Art Recovery International (ARI), a company that tracks missing art, is calling on the International Council of Museums (Icom) to intervene in a case of a portrait by Joshua Reynolds housed at Tokyo’s Fuji Art Museum, which according to Christopher Marinello, ARI chief executive, was stolen from a UK residence in 1984.

Icom members, which include the Fuji Art Museum, are meeting this week in Kyoto (1-7 September); ARI subsequently claims that in refusing to return the painting, the member museum is in violation of Icom’s Code of Ethics. Icom did not immediately respond to a request for comment.

Art Recovery International alleges that the painting—The Portrait of Miss Mathew, later Lady Elizabeth Mathew, sitting with her dog before a landscape—was stolen from the home of the menswear magnate Sir Henry and Lady Price in Newick, East Sussex, in 1984.

While there is no suggestion that the museum was aware that the painting was stolen when it was bought in 1990, Marinello criticises the institution for failing to conduct proper due diligence.

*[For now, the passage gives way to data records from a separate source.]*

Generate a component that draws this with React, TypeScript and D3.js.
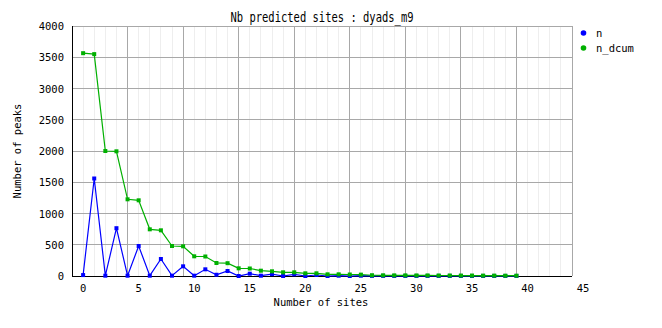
import React from "react";
import * as d3 from "d3";

const title = "Nb predicted sites : dyads_m9";
const xLabel = "Number of sites";
const yLabel = "Number of peaks";
const seriesNames = ["n", "n_dcum"];
const seriesColors = ["#0000ff", "#00b000"];
const sites = d3.range(0, 40);
const nValues = [
  15, 1560, 5, 765, 5, 480, 5, 272, 5, 155, 5, 107, 20, 80, 0, 37, 5, 30, 0, 27,
  0, 16, 0, 5, 0, 5, 2, 2, 1, 1, 1, 1, 1, 1, 1, 1, 1, 1, 1, 1,
];
const nDcumValues = [
  3565, 3550, 2000, 1995, 1227, 1211, 747, 731, 480, 475, 315, 312, 208, 205, 123, 120, 85, 75, 59, 59,
  43, 43, 27, 27, 24, 22, 12, 11, 10, 10, 9, 9, 8, 8, 7, 7, 6, 6, 5, 5,
];
const yTicks = d3.range(0, 4001, 500);
const xTickLabels = d3.range(0, 46, 5);
const xMajorGrid = d3.range(-1, 45, 5);
const xMinorGrid = d3.range(-1, 45, 1);

const W = 662, H = 328;
const L = 72, R = 572, T = 26, B = 276;
const font = "'DejaVu Sans Mono', 'Liberation Mono', monospace";

export default function App() {
  const x = d3.scaleLinear().domain([-1, 44]).range([L, R]);
  const y = d3.scaleLinear().domain([0, 4000]).range([B, T]);
  const line = d3.line<number>().x((_, i) => x(sites[i])).y((d) => y(d));
  const series = [nValues, nDcumValues];
  return (
    <svg width={W} height={H} style={{ position: "absolute", left: 0, top: 0, background: "#fff" }}>
      <rect x={0} y={0} width={W} height={H} fill="#fff" />
      {xMinorGrid.map((v) => (
        <line key={"mn" + v} x1={x(v)} x2={x(v)} y1={T} y2={B} stroke="#eeeeee" strokeWidth={1} shapeRendering="crispEdges" />
      ))}
      {yTicks.map((v) => (
        <line key={"hy" + v} x1={L} x2={R} y1={y(v)} y2={y(v)} stroke="#a8a8a8" strokeWidth={1} shapeRendering="crispEdges" />
      ))}
      {xMajorGrid.map((v) => (
        <line key={"mj" + v} x1={x(v)} x2={x(v)} y1={T} y2={B} stroke="#a8a8a8" strokeWidth={1} shapeRendering="crispEdges" />
      ))}
      <line x1={R} x2={R} y1={T} y2={B} stroke="#a8a8a8" shapeRendering="crispEdges" />
      <line x1={L} x2={L} y1={T} y2={B} stroke="#000" shapeRendering="crispEdges" />
      <line x1={L} x2={R} y1={B} y2={B} stroke="#000" shapeRendering="crispEdges" />
      {series.map((s, k) => (
        <g key={"s" + k}>
          <path d={line(s) || ""} fill="none" stroke={seriesColors[k]} strokeWidth={1.2} />
          {s.map((v, i) => (
            <rect key={i} x={x(sites[i]) - 2} y={y(v) - 2} width={4} height={4} fill={seriesColors[k]} />
          ))}
        </g>
      ))}
      {yTicks.map((v) => (
        <text key={"yt" + v} x={64} y={y(v) + 4} textAnchor="end" fontFamily={font} fontSize={10.5} fill="#000">
          {v}
        </text>
      ))}
      {xTickLabels.map((v) => (
        <text key={"xt" + v} x={x(v)} y={292} textAnchor="middle" fontFamily={font} fontSize={10.5} fill="#000">
          {v}
        </text>
      ))}
      <text x={322} y={22} textAnchor="middle" fontFamily={font} fontSize={13.5} textLength={183} lengthAdjust="spacingAndGlyphs" fill="#000">
        {title}
      </text>
      <text x={321} y={306} textAnchor="middle" fontFamily={font} fontSize={10.5} fill="#000">
        {xLabel}
      </text>
      <text transform={`translate(21,151) rotate(-90)`} textAnchor="middle" fontFamily={font} fontSize={10.5} fill="#000">
        {yLabel}
      </text>
      {seriesNames.map((nm, k) => (
        <g key={"lg" + k}>
          <circle cx={583.5} cy={33 + k * 15} r={2.8} fill={seriesColors[k]} />
          <text x={596} y={37 + k * 15} fontFamily={font} fontSize={10.5} fill="#000">
            {nm}
          </text>
        </g>
      ))}
    </svg>
  );
}
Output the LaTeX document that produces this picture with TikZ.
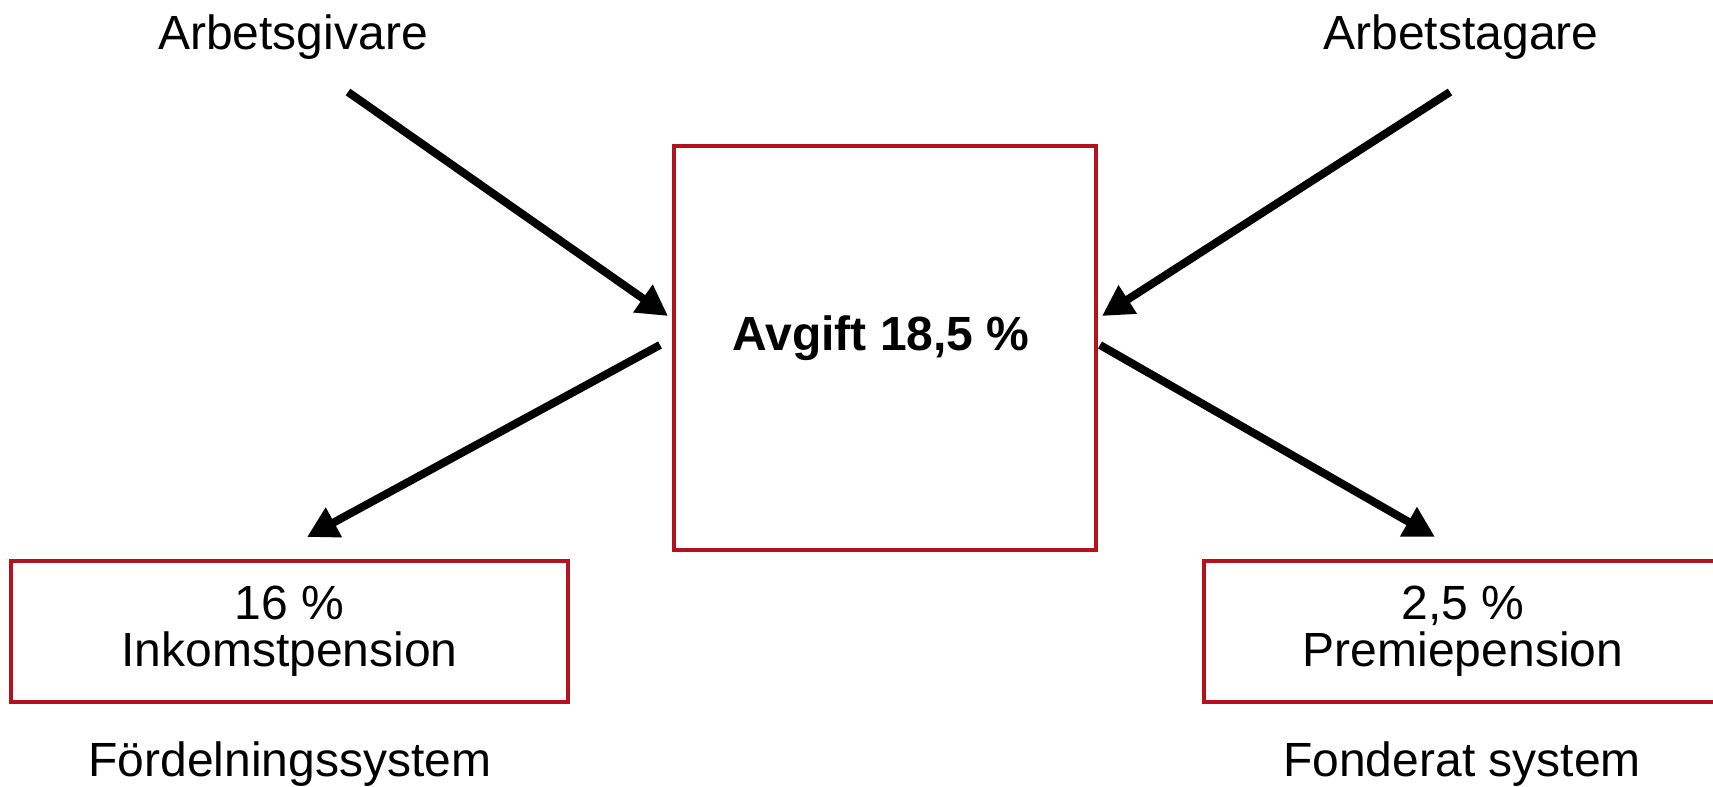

The disputed work is labelled A Young Girl and Her Dog at the Fuji Art Museum, and is dated 1780.

In 1988, the painting was sold at Sotheby’s to a member of the art trade who sold it on to the Fuji Art Museum in 1990, says Marinello, who represents two grandsons of Henry Price hoping to recover the work.

“Our position is that while the Fuji Art Museum may have acquired the Reynolds in good faith pursuant to the laws of Japan, we are not willing to call them ‘good faith purchasers’. The crime took place in the UK and the sales were all in the UK. The dealer who sold it to the Fuji [after purchasing the work at Sotheby’s] was a London dealer,” Marinello says.

“The museum should have and could have done more research in 1990 as required by Icom guidelines,” Marinello says, adding that the provenance details provided by the Fuji Art Museum match the provenance of the allegedly stolen work. Fuji’s documents show that the work was owned by Viscount Lee until 1947 with no account thereafter; the Prices bought the work from Lee the same year, Marinello says. “How do they explain that 43-year gap in the provenance?”

Haruhiko Ogawa, the lawyer representing the Fuji Art Museum, tells The Art Newspaper that “we do not believe that Mr Marinello has successfully established without a doubt that the painting we own is the same one that was stolen from his clients.”

In fact, the Fuji Art Museum is seeking compensation for the work. “The museum has never refused negotiating with Mr. Marinello. We just asked his availability to consider a fair compensation. We have never asked him to make any payment in advance,” Haruhiko says.

He also points out that the painting was put up for auction at Sotheby’s in London where Marinello’s clients resided. “The painting was on the front page of the auction catalogue,” he says, adding that the museum purchased the work from a respectable art dealer.

A spokeswoman for Sotheby’s says: “We have had no contact from Art Recovery International, or anyone else, regarding this suggestion so we currently have no evidence to suggest that there is any truth in it. We would welcome any further information the relevant parties can provide.”